Over the past six months the HUI index (also known as the NYSE Arca Gold BUGS index), which tracks the performance of the largest gold companies, has fallen by 42.8%. However, of the 16 unhedged gold companies that comprise the index, several have held up somewhat better. This article looks at which stocks have held up better than the HUI and which ones might begin to do well if and when the price of gold begins to rise.
The value of most mining companies is leveraged to the price of the metal/s they produce, and over the past six months the price of gold has fallen by 19.6%. As a result the HUI index has fallen by 42.8%. However, not every company has fared quite so badly.

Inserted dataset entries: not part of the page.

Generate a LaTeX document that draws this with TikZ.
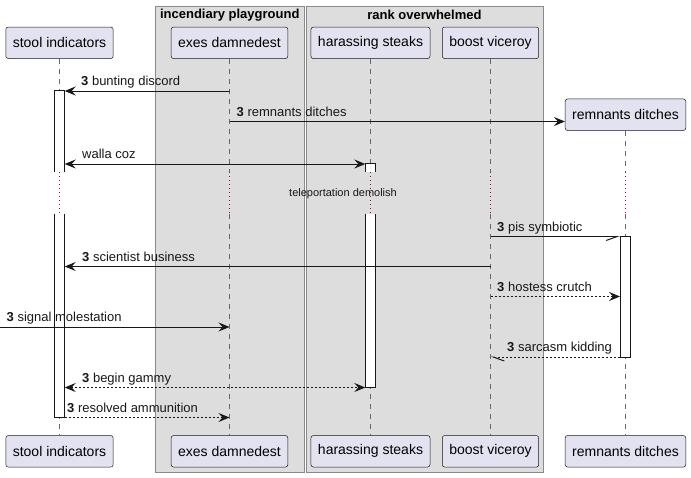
\documentclass[tikz,border=0pt]{standalone}
\usepackage{fontspec}
\setmainfont{Liberation Sans}
\usetikzlibrary{arrows.meta,positioning,calc}
\definecolor{seqLine}{HTML}{181818}
\definecolor{seqHead}{HTML}{E2E2F0}
\definecolor{seqGroup}{HTML}{DDDDDD}
\definecolor{seqFrame}{HTML}{8A8A8A}
\definecolor{seqDelay}{HTML}{A80036}

\begin{document}
\begin{tikzpicture}[
    x=1pt, y=-1pt, >={Stealth[length=11pt,width=9pt,inset=4pt]},
    head/.style={rectangle, rounded corners=2.5pt, draw=seqLine, line width=0.5pt, fill=seqHead, minimum height=31.6pt, inner xsep=7pt, font=\fontsize{14}{16}\selectfont},
    grp/.style={draw=seqFrame, line width=1pt, fill=seqGroup},
    grptitle/.style={font=\bfseries\fontsize{13}{15}\selectfont, inner sep=0pt},
    life/.style={draw=seqLine!65, line width=0.5pt, dash pattern=on 5pt off 5pt},
    dly/.style={draw=seqDelay, line width=0.8pt, dash pattern=on 1pt off 3pt},
    actv/.style={rectangle, fill=white, minimum width=10pt, inner sep=0pt},
    bar/.style={draw=seqLine, line width=1pt},
    msg/.style={->, draw=seqLine, line width=1pt},
    ret/.style={msg, dash pattern=on 2pt off 2pt},
    half/.style={-{Straight Barb[harpoon,swap,length=11pt,width=8pt]}, draw=seqLine, line width=1pt},
    halfret/.style={-{Straight Barb[harpoon,length=11pt,width=8pt]}, draw=seqLine, line width=1pt, dash pattern=on 2pt off 2pt},
    lab/.style={font=\fontsize{13}{15}\selectfont, anchor=base west, inner sep=0pt, text=seqLine},
    dlytxt/.style={font=\fontsize{11}{13}\selectfont, inner sep=0pt, text=seqLine},
  ]
  \useasboundingbox (0,0) rectangle (691,477);
  % groups
  \draw[grp] (155,6) rectangle (304.5,472.5);
  \draw[grp] (306,6) rectangle (543,472.5);
  \node[grptitle] (incTitle) at (229.75,15) {incendiary playground};
  \node[grptitle] (rankTitle) at (424.5,15) {rank overwhelmed};
  % participants
  \node[head] (stoolT) at (59.5,42.8) {stool indicators};
  \node[head] (exesT) at (229.5,42.8) {exes damnedest};
  \node[head] (harassT) at (370.5,42.8) {harassing steaks};
  \node[head] (boostT) at (490.5,42.8) {boost viceroy};
  \node[head] (remnT) at (625.5,114.7) {remnants ditches};
  \node[head] (stoolB) at (59.5,451.3) {stool indicators};
  \node[head] (exesB) at (229.5,451.3) {exes damnedest};
  \node[head] (harassB) at (370.5,451.3) {harassing steaks};
  \node[head] (boostB) at (490.5,451.3) {boost viceroy};
  \node[head] (remnB) at (625.5,451.3) {remnants ditches};
  % rows
  \coordinate (dTop) at (0,172);
  \coordinate (dBot) at (0,214);
  \coordinate (m1) at (0,91);
  \coordinate (m2) at (0,121.5);
  \coordinate (m3) at (0,164);
  \coordinate (m4) at (0,236.5);
  \coordinate (m5) at (0,266.5);
  \coordinate (m6) at (0,296.5);
  \coordinate (m7) at (0,327);
  \coordinate (m8) at (0,357);
  \coordinate (m9) at (0,387.5);
  \coordinate (m10) at (0,417.5);
  % lifelines
  \draw[life] (stoolT) -- (stoolT |- dTop);
  \draw[dly] (stoolT |- dTop) -- (stoolT |- dBot);
  \draw[life] (stoolT |- dBot) -- (stoolB);
  \draw[life] (exesT) -- (exesT |- dTop);
  \draw[dly] (exesT |- dTop) -- (exesT |- dBot);
  \draw[life] (exesT |- dBot) -- (exesB);
  \draw[life] (harassT) -- (harassT |- dTop);
  \draw[dly] (harassT |- dTop) -- (harassT |- dBot);
  \draw[life] (harassT |- dBot) -- (harassB);
  \draw[life] (boostT) -- (boostT |- dTop);
  \draw[dly] (boostT |- dTop) -- (boostT |- dBot);
  \draw[life] (boostT |- dBot) -- (boostB);
  \draw[life] (remnT) -- (remnT |- dTop);
  \draw[dly] (remnT |- dTop) -- (remnT |- dBot);
  \draw[life] (remnT |- dBot) -- (remnB);
  % activations
  \node[actv, minimum height=81pt] (stoolActA) at (59.5,131.5) {};
  \node[actv, minimum height=203.5pt] (stoolActB) at (59.5,315.75) {};
  \draw[bar] (stoolActA.south west) -- (stoolActA.north west) -- (stoolActA.north east) -- (stoolActA.south east);
  \draw[bar] (stoolActB.north west) -- (stoolActB.south west) -- (stoolActB.south east) -- (stoolActB.north east);
  \node[actv, minimum height=8pt] (harassActA) at (370.5,168) {};
  \node[actv, minimum height=173.5pt] (harassActB) at (370.5,300.75) {};
  \draw[bar] (harassActA.south west) -- (harassActA.north west) -- (harassActA.north east) -- (harassActA.south east);
  \draw[bar] (harassActB.north west) -- (harassActB.south west) -- (harassActB.south east) -- (harassActB.north east);
  \node[actv, bar, minimum height=120.5pt] (remnAct) at (625.5,296.75) {};
  % messages
  \draw[msg] (exesT |- m1) -- (stoolActA.east |- m1);
  \node[lab] (l1) at (81,85.5) {\textbf{3} bunting discord};
  \draw[msg] (exesT |- m2) -- (remnT.west |- m2);
  \node[lab] (l2) at (236.5,116) {\textbf{3} remnants ditches};
  \draw[msg, <->] (stoolActA.east |- m3) -- (harassActA.west |- m3);
  \node[lab] (l3) at (82,158.5) {walla coz};
  \node[dlytxt] (delayTxt) at (343,194) {teleportation demolish};
  \draw[half] (boostT |- m4) -- (remnAct.west |- m4);
  \node[lab] (l4) at (497,231) {\textbf{3} pis symbiotic};
  \draw[msg] (boostT |- m5) -- (stoolActB.east |- m5);
  \node[lab] (l5) at (82,261) {\textbf{3} scientist business};
  \draw[ret] (boostT |- m6) -- (remnAct.west |- m6);
  \node[lab] (l6) at (497,291) {\textbf{3} hostess crutch};
  \draw[msg] (m7) -- (exesT |- m7);
  \node[lab] (l7) at (6.5,321.5) {\textbf{3} signal molestation};
  \draw[halfret] (remnAct.west |- m8) -- (boostT |- m8);
  \node[lab] (l8) at (507,351.5) {\textbf{3} sarcasm kidding};
  \draw[ret, <->] (stoolActB.east |- m9) -- (harassActB.west |- m9);
  \node[lab] (l9) at (82,382) {\textbf{3} begin gammy};
  \draw[ret] (stoolActB.east |- m10) -- (exesT |- m10);
  \node[lab] (l10) at (67,412) {\textbf{3} resolved ammunition};
\end{tikzpicture}
\end{document}
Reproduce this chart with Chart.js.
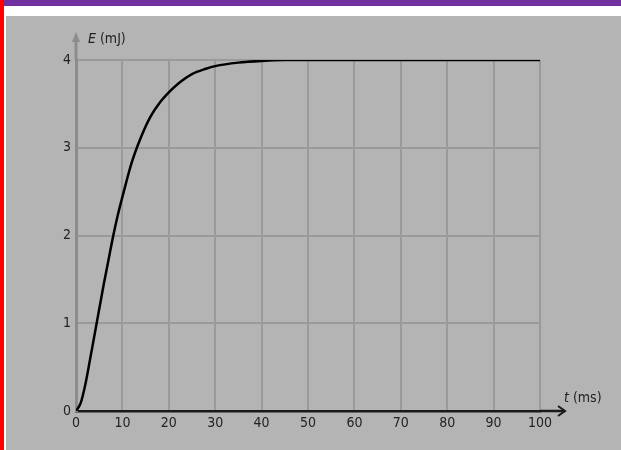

The chart below shows the price action of the HUI index over the past six months (red line). It also shows four companies that have fared somewhat better than the index. These companies and their percentage declines are: New Gold (-34.1%), Randgold (-29.9%), Newmont (-29.5%), and Goldcorp (-27.0%).
A 6 month (daily) chart of the HUI + four gold producers (Click on the chart for a larger version)
Chart courtesy of stockcharts.com
If we broaden our search to include some smaller-cap names as well as the royalty companies (such as Franco-Nevada which is down 26.2%), we find others that have also fared considerably better than the main gold stock index.
What’s clear is that the market is placing a higher value on companies in safe geographical regions that have high profit margins, and it is these companies that are likely to outperform if and when gold begins to rise.
In the ten years leading up to September 2011 the price of gold rose by 580%, however the HUI index rose 891% and was the top-performing US sector.
Since September 2011 however, the price of gold has been trending lower and as a result the mining sector has been severely beaten up, particularly in the last few months.
No one knows when the price of gold might begin to recover. However, those that have studied monetary history know that the policies being pursued in the US and other G20 nations, eventually leads to devaluation of paper currencies, and therefore the long-term outlook for the gold sector remains positive.